The issue has become extra sensitive amid a world steel crisis caused by overcapacity in China, the world' top steel producer.

China produces more than half of the globe's steel output and is accused of flooding the world market with oversupply sold at below cost in violation of global trade rules.

Approval of the commission's decision is required by the European Parliament as well as the EU's 28 member states .

MEP's on Tuesday staunchly opposed granting the status to China, insisting that the EU needed as many tools as possible to fight off what they said were unfair trade practices by Beijing.

"The most important question is not whether we should yes or no give China market economy status, but jobs," said David Caspary, MEP from the right-of-centre EPP group, the biggest party in parliament.

"We do have a strategic partnership with China, but we should be able to defend ourselves," he said.

Chinese producer prices declined at their slowest rate in 16 months in April, official data showed Tuesday, a positive sign for the world's second-largest economy.

The producer price index (PPI), which measures prices of goods at the factory gate and is a leading indicator of consumer inflation, fell by 3.4 percent from a year ago, the National Bureau of Statistics (NBS) said in a statement.

The figure was ahead of the median estimate of a 3.7 percent decline in a Bloomberg News survey of economists, and the indicator's best performance since December 2014.

Moderate inflation can be a boon to consumption as it pushes buyers to act before prices go up, while falling prices encourage shoppers to delay purchases and companies to put off investment, both of which can hurt growth.

The "significant moderation" of the PPI falls was largely due to rising commodity prices and higher production driven by infrastructure investment, Nomura analysts said in a note, adding: "PPI deflation may continue to narrow."

China's economy, a vital driver of global expansion, grew 6.9 percent last year, the slowest in a quarter of a century.

Producer prices in the Asian giant have been falling for years, and low consumer inflation had stoked fears of deflation until recently.

The consumer price index rose 2.3 percent year-on-year in April, the NBS said in a separate statement, in line with expectations and the same figure as the previous two months.

The figures may bring some cheer to the Chinese economy, which is grappling with slowing growth, huge overcapacity and mounting debt problems.

Month-on-month, the PPI increased by 0.7 percent, the second rise in a row.

NBS analyst Yu Qiumei said in a statement: "Price increases in some industrial sectors accelerated", including in natural resource extraction.

- 'L-shaped' growth -

Beijing is seeking to retool China's economy away from the investment- and export-led growth of the past to one more driven by consumer demand.
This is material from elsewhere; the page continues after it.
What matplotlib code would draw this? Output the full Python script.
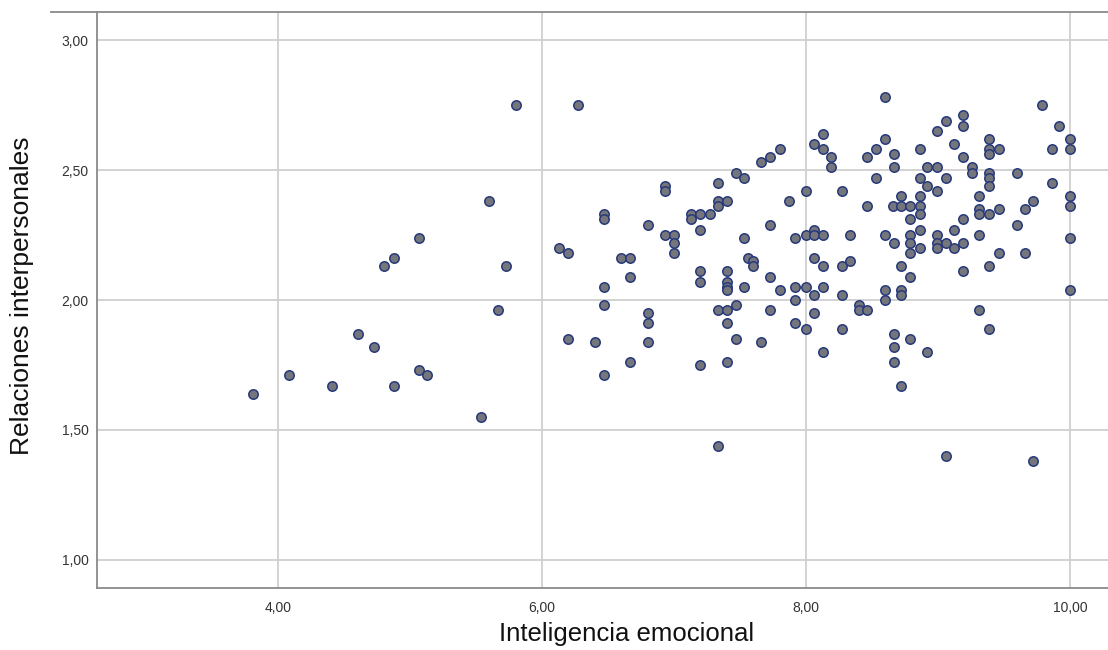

It is also trying to reform lumbering, loss-making state-owned enterprises to make the sector more efficient.

But the transition is proving bumpy, raising fears of a hard landing, and global markets have been alarmed by slowing expansion.

The government has been loosening monetary policies since late 2014 and more recently has been stepping up investment, but growth in the first three months of the year still slid to 6.7 percent.

A source identified only as an "authoritative person" was on Monday quoted by the People's Daily, the Communist Party's mouthpiece, as saying that China was likely to have an "L-shaped" growth pattern, suggesting it will remain flat rather than rising in a U- or V-shape.

The "L-shaped" economy "will not end in one or two years" due to entrenched sluggish demand and overcapacity, the interviewee said, in a prominent article that started on the front of the broadsheet paper and took up the entirety of page two.

"Unlike what was the case in the past, economic growth will not continue to pick up and post high rates for several consecutive years once it rebounds," said the source.

The government must wean the economy from reliance on credit, said the article, warning of a possible financial crisis and adding: "High leverage is the original sin and the origin of high financial risks."

The comments have led some analysts to caution that the current boost in investment growth, which is fuelled by debt, may be short-lived.

Shen Jianguang, a Hong Kong-based analyst with Mizuho Securities, said in a report Tuesday: "The bottom line is that there appears to be sharp disagreement among top policy makers on future policy direction in China."